>> BEGIN SUPPLIED MATERIAL
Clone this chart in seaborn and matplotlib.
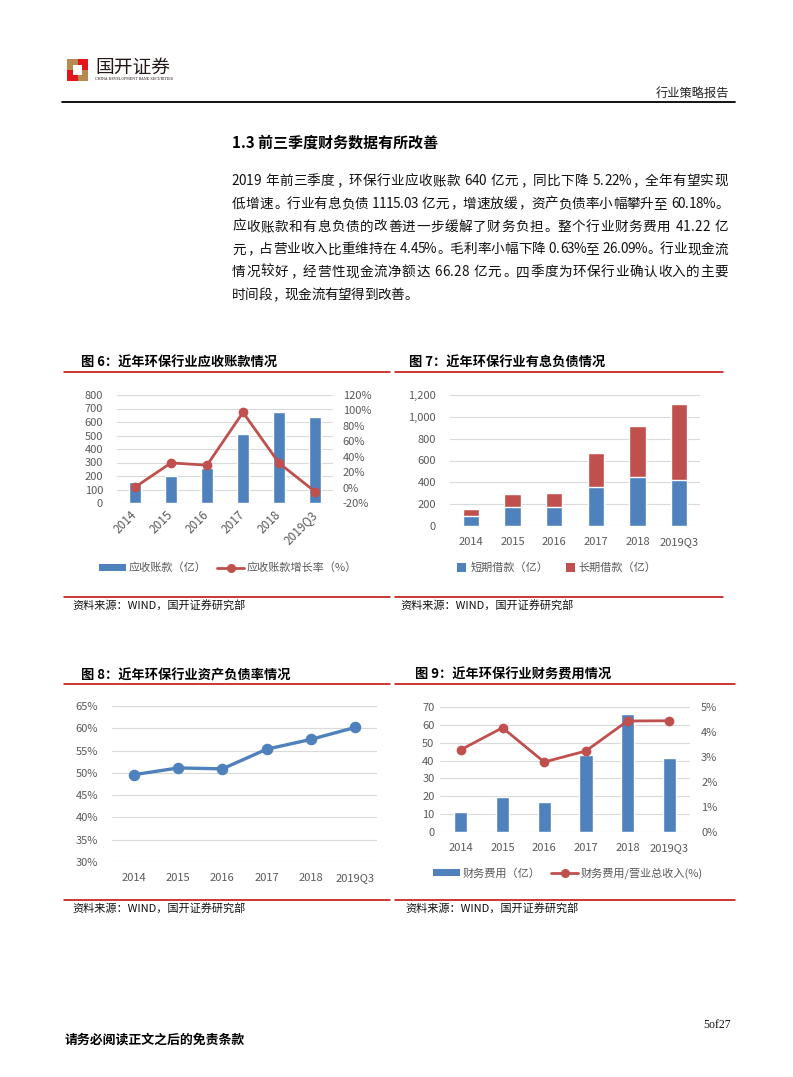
import numpy as np
import pandas as pd
import matplotlib
matplotlib.use("Agg")
import matplotlib.pyplot as plt
import seaborn as sns
from matplotlib.patches import Rectangle, Patch
from matplotlib.lines import Line2D
from matplotlib.ticker import FuncFormatter

# ---------------- data ----------------
years = ["2014", "2015", "2016", "2017", "2018", "2019Q3"]
receivables = [155, 202, 261, 512, 675, 640]              # 应收账款（亿）
receivable_growth = [0.5, 32.0, 29.0, 97.5, 31.8, -5.22]  # 应收账款增长率（%）
short_loans = [95, 178, 175, 355, 447, 425]               # 短期借款（亿）
long_loans = [61, 113, 131, 318, 471, 690]                # 长期借款（亿）
debt_ratio = [49.6, 51.1, 50.9, 55.3, 57.5, 60.18]        # 资产负债率（%）
fin_cost = [11.2, 19.6, 17.0, 42.9, 66.2, 41.22]          # 财务费用（亿）
fin_cost_ratio = [3.29, 4.17, 2.80, 3.24, 4.44, 4.45]     # 财务费用/营业总收入(%)

W, H = 793, 1077
BLUE = "#4F81BD"
RED = "#C0504D"
LINE_RED = "#C00000"
GRID = "#D9D9D9"
TICK = "#595959"

sns.set_theme(style="white")
plt.rcParams["font.family"] = ["Noto Sans CJK SC", "DejaVu Sans"]
plt.rcParams["axes.unicode_minus"] = False

fig = plt.figure(figsize=(W / 100, H / 100), dpi=100)
fig.patch.set_facecolor("white")


def ax_px(l, t, r, b):
    return fig.add_axes([l / W, 1 - b / H, (r - l) / W, (b - t) / H])


def ftext(x, y, s, **kw):
    return fig.text(x / W, 1 - y / H, s, **kw)


def hline(x0, x1, y, color, lw):
    fig.add_artist(Line2D([x0 / W, x1 / W], [1 - y / H, 1 - y / H], color=color,
                          lw=lw, transform=fig.transFigure))


def rect(x, y, w, h, color):
    fig.add_artist(Rectangle((x / W, 1 - (y + h) / H), w / W, h / H, color=color,
                             transform=fig.transFigure, lw=0))


def style(ax, pad_left=8):
    for s in ax.spines.values():
        s.set_visible(False)
    ax.tick_params(axis="both", length=0, labelsize=8, colors=TICK)
    ax.tick_params(axis="y", pad=pad_left)
    ax.set_xlabel("")
    ax.set_ylabel("")
    ax.set_axisbelow(True)
    ax.yaxis.grid(True, color=GRID, lw=0.8)
    ax.xaxis.grid(False)
    ax.set_facecolor("none")


# ---------------- header ----------------
rect(67, 59, 21, 22, "#B88A4F")
rect(67, 70, 11, 11, "#E3141B")
rect(78, 59, 10, 11, "#E3141B")
rect(73, 65, 9, 10, "white")
ftext(95, 67, "国开证券", fontsize=13.5, color="#231815", va="center", ha="left")
ftext(95, 79.5, "CHINA DEVELOPMENT BANK SECURITIES", fontsize=2.4, color="#231815",
      va="center", ha="left", family=["DejaVu Serif"])
ftext(729, 93, "行业策略报告", fontsize=8.8, color="#222222", va="center", ha="right")
hline(62, 735, 101.5, "black", 1.3)

# ---------------- section heading and body ----------------
ftext(232, 143, "1.3 前三季度财务数据有所改善", fontsize=10.8, fontweight="bold",
      va="center", ha="left", color="black")

PUNCT = "，。：、"


def adv(c, em):
    if ord(c) > 0x2000:
        return em
    if c == " ":
        return 0.3 * em
    if c in ".,":
        return 0.3 * em
    if c == "%":
        return 0.85 * em
    return 0.5 * em


def justify(s, x0, x1, y, size):
    em = size * 100 / 72
    a = [adv(c, em) for c in s]
    gap = (x1 - x0 - sum(a)) / (len(s) - 1)
    x = x0
    for c, w in zip(s, a):
        if c != " ":
            if c in PUNCT:
                ftext(x + 0.08 * em, y, c, ha="left", va="center", fontsize=size,
                      color="#111111")
            else:
                ftext(x + w / 2, y, c, ha="center", va="center", fontsize=size,
                      color="#111111")
        x += w + gap


body = [
    "2019 年前三季度，环保行业应收账款 640 亿元，同比下降 5.22%，全年有望实现",
    "低增速。行业有息负债 1115.03 亿元，增速放缓，资产负债率小幅攀升至 60.18%。",
    "应收账款和有息负债的改善进一步缓解了财务负担。整个行业财务费用 41.22 亿",
    "元，占营业收入比重维持在 4.45%。毛利率小幅下降 0.63%至 26.09%。行业现金流",
    "情况较好，经营性现金流净额达 66.28 亿元。四季度为环保行业确认收入的主要",
    "时间段，现金流有望得到改善。",
]
body_y = [181, 203.8, 226.6, 249.4, 272.2, 295]
for i, (line, y) in enumerate(zip(body, body_y)):
    x1 = 728 if i < len(body) - 1 else 232 + 13.2 * 14
    justify(line, 232, x1, y, 9.8)


# ---------------- frame helpers ----------------
def frame(title, tx, ty, x0, x1, src_x, line_y, src_line_y):
    ftext(tx, ty, title, fontsize=9.5, fontweight="bold", va="center", ha="left",
          color="black")
    hline(x0, x1, line_y, LINE_RED, 1.1)
    hline(x0, x1, src_line_y, LINE_RED, 1.1)
    ftext(src_x, src_line_y + 8.5, "资料来源：WIND，国开证券研究部", fontsize=8,
          va="center", ha="left", color="#111111")


frame("图 6：近年环保行业应收账款情况", 81, 363, 64, 390, 72, 372, 596.5)
frame("图 7：近年环保行业有息负债情况", 409, 363, 395, 723, 400, 372, 596.5)
frame("图 8：近年环保行业资产负债率情况", 81, 675, 64, 390, 72, 684, 899.5)
frame("图 9：近年环保行业财务费用情况", 415, 675, 395, 735, 405, 684, 899.5)

pct = FuncFormatter(lambda v, p: f"{v:.0f}%")

# ---------------- chart 6 ----------------
ax6 = ax_px(117, 395, 333, 503)
sns.barplot(x=years, y=receivables, color=BLUE, saturation=1, width=0.32, ax=ax6)
style(ax6, pad_left=10)
ax6.set_ylim(0, 800)
ax6.set_yticks(range(0, 801, 100))
ax6b = ax6.twinx()
sns.pointplot(x=years, y=receivable_growth, color=RED, markers="o", markersize=5.5,
              linewidth=2.0, ax=ax6b)
for s in ax6b.spines.values():
    s.set_visible(False)
ax6b.set_ylim(-20, 120)
ax6b.set_yticks(range(-20, 121, 20))
ax6b.yaxis.set_major_formatter(pct)
ax6b.tick_params(axis="y", length=0, labelsize=8, colors=TICK, pad=7)
ax6b.set_ylabel("")
ax6.set_xlim(-0.5, 5.5)
ax6b.set_xlim(-0.5, 5.5)
ax6.tick_params(axis="x", pad=7, labelsize=8.5)
for lab in ax6.get_xticklabels():
    lab.set_rotation(45)
    lab.set_ha("right")
    lab.set_va("center")
    lab.set_rotation_mode("anchor")
fig.legend(handles=[Patch(facecolor=BLUE, edgecolor="none"),
                    Line2D([], [], color=RED, lw=2.0, marker="o", markersize=5.5)],
           labels=["应收账款（亿）", "应收账款增长率（%）"],
           loc="center", bbox_to_anchor=(228 / W, 1 - 568 / H), ncol=2, frameon=False,
           fontsize=8, handlelength=2.4, handleheight=0.6, handletextpad=0.25,
           columnspacing=1.0, labelcolor=TICK)

# ---------------- chart 7 ----------------
ax7 = ax_px(450, 395, 700, 526)
totals = [s + l for s, l in zip(short_loans, long_loans)]
sns.barplot(x=years, y=totals, color=RED, saturation=1, width=0.4, ax=ax7)
sns.barplot(x=years, y=short_loans, color=BLUE, saturation=1, width=0.4, ax=ax7)
style(ax7, pad_left=10)
ax7.set_ylim(0, 1200)
ax7.set_yticks(range(0, 1201, 200))
ax7.yaxis.set_major_formatter(FuncFormatter(lambda v, p: f"{v:,.0f}"))
ax7.set_xlim(-0.5, 5.5)
ax7.tick_params(axis="x", pad=8)
fig.legend(handles=[Patch(facecolor=BLUE, edgecolor="none"),
                    Patch(facecolor=RED, edgecolor="none")],
           labels=["短期借款（亿）", "长期借款（亿）"],
           loc="center", bbox_to_anchor=(557 / W, 1 - 568 / H), ncol=2, frameon=False,
           fontsize=8, handlelength=0.8, handleheight=0.8, handletextpad=0.35,
           columnspacing=1.6, labelcolor=TICK)

# ---------------- chart 8 ----------------
ax8 = ax_px(112, 706, 377, 862)
sns.pointplot(x=years, y=debt_ratio, color=BLUE, markers="o", markersize=6.5,
              linewidth=2.4, ax=ax8)
style(ax8, pad_left=10)
ax8.set_ylim(30, 65)
ax8.set_yticks(range(30, 66, 5))
ax8.yaxis.set_major_formatter(pct)
ax8.set_xlim(-0.5, 5.5)
ax8.tick_params(axis="x", pad=8)

# ---------------- chart 9 ----------------
ax9 = ax_px(440, 707, 690, 832)
sns.barplot(x=years, y=fin_cost, color=BLUE, saturation=1, width=0.32, ax=ax9)
style(ax9, pad_left=4)
ax9.set_ylim(0, 70)
ax9.set_yticks(range(0, 71, 10))
ax9b = ax9.twinx()
sns.pointplot(x=years, y=fin_cost_ratio, color=RED, markers="o", markersize=5.5,
              linewidth=2.0, ax=ax9b)
for s in ax9b.spines.values():
    s.set_visible(False)
ax9b.set_ylim(0, 5)
ax9b.set_yticks(range(0, 6))
ax9b.yaxis.set_major_formatter(pct)
ax9b.tick_params(axis="y", length=0, labelsize=8, colors=TICK, pad=8)
ax9b.set_ylabel("")
ax9.set_xlim(-0.5, 5.5)
ax9b.set_xlim(-0.5, 5.5)
ax9.tick_params(axis="x", pad=8)
fig.legend(handles=[Patch(facecolor=BLUE, edgecolor="none"),
                    Line2D([], [], color=RED, lw=2.0, marker="o", markersize=5.5)],
           labels=["财务费用（亿）", "财务费用/营业总收入(%)"],
           loc="center", bbox_to_anchor=(568 / W, 1 - 873 / H), ncol=2, frameon=False,
           fontsize=8, handlelength=2.4, handleheight=0.6, handletextpad=0.25,
           columnspacing=1.0, labelcolor=TICK)

# ---------------- footer ----------------
ftext(703, 1025, "5of27", fontsize=8.5, va="center", ha="left", color="#111111",
      family=["Liberation Serif"])
ftext(65, 1040, "请务必阅读正文之后的免责条款", fontsize=9.3, fontweight="bold",
      va="center", ha="left", color="black")

fig.savefig("out.png", dpi=100, facecolor="white")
>> END SUPPLIED MATERIAL
GOAL:
Repeat only the lines between the start of the data and the line with "return fig.text(x /", including those two lines, and skip the pictures.

RESPONSE FOR THIS EXERCISE:
Clone this chart in seaborn and matplotlib.
import numpy as np
import pandas as pd
import matplotlib
matplotlib.use("Agg")
import matplotlib.pyplot as plt
import seaborn as sns
from matplotlib.patches import Rectangle, Patch
from matplotlib.lines import Line2D
from matplotlib.ticker import FuncFormatter

# ---------------- data ----------------
years = ["2014", "2015", "2016", "2017", "2018", "2019Q3"]
receivables = [155, 202, 261, 512, 675, 640]              # 应收账款（亿）
receivable_growth = [0.5, 32.0, 29.0, 97.5, 31.8, -5.22]  # 应收账款增长率（%）
short_loans = [95, 178, 175, 355, 447, 425]               # 短期借款（亿）
long_loans = [61, 113, 131, 318, 471, 690]                # 长期借款（亿）
debt_ratio = [49.6, 51.1, 50.9, 55.3, 57.5, 60.18]        # 资产负债率（%）
fin_cost = [11.2, 19.6, 17.0, 42.9, 66.2, 41.22]          # 财务费用（亿）
fin_cost_ratio = [3.29, 4.17, 2.80, 3.24, 4.44, 4.45]     # 财务费用/营业总收入(%)

W, H = 793, 1077
BLUE = "#4F81BD"
RED = "#C0504D"
LINE_RED = "#C00000"
GRID = "#D9D9D9"
TICK = "#595959"

sns.set_theme(style="white")
plt.rcParams["font.family"] = ["Noto Sans CJK SC", "DejaVu Sans"]
plt.rcParams["axes.unicode_minus"] = False

fig = plt.figure(figsize=(W / 100, H / 100), dpi=100)
fig.patch.set_facecolor("white")


def ax_px(l, t, r, b):
    return fig.add_axes([l / W, 1 - b / H, (r - l) / W, (b - t) / H])


def ftext(x, y, s, **kw):
    return fig.text(x / W, 1 - y / H, s, **kw)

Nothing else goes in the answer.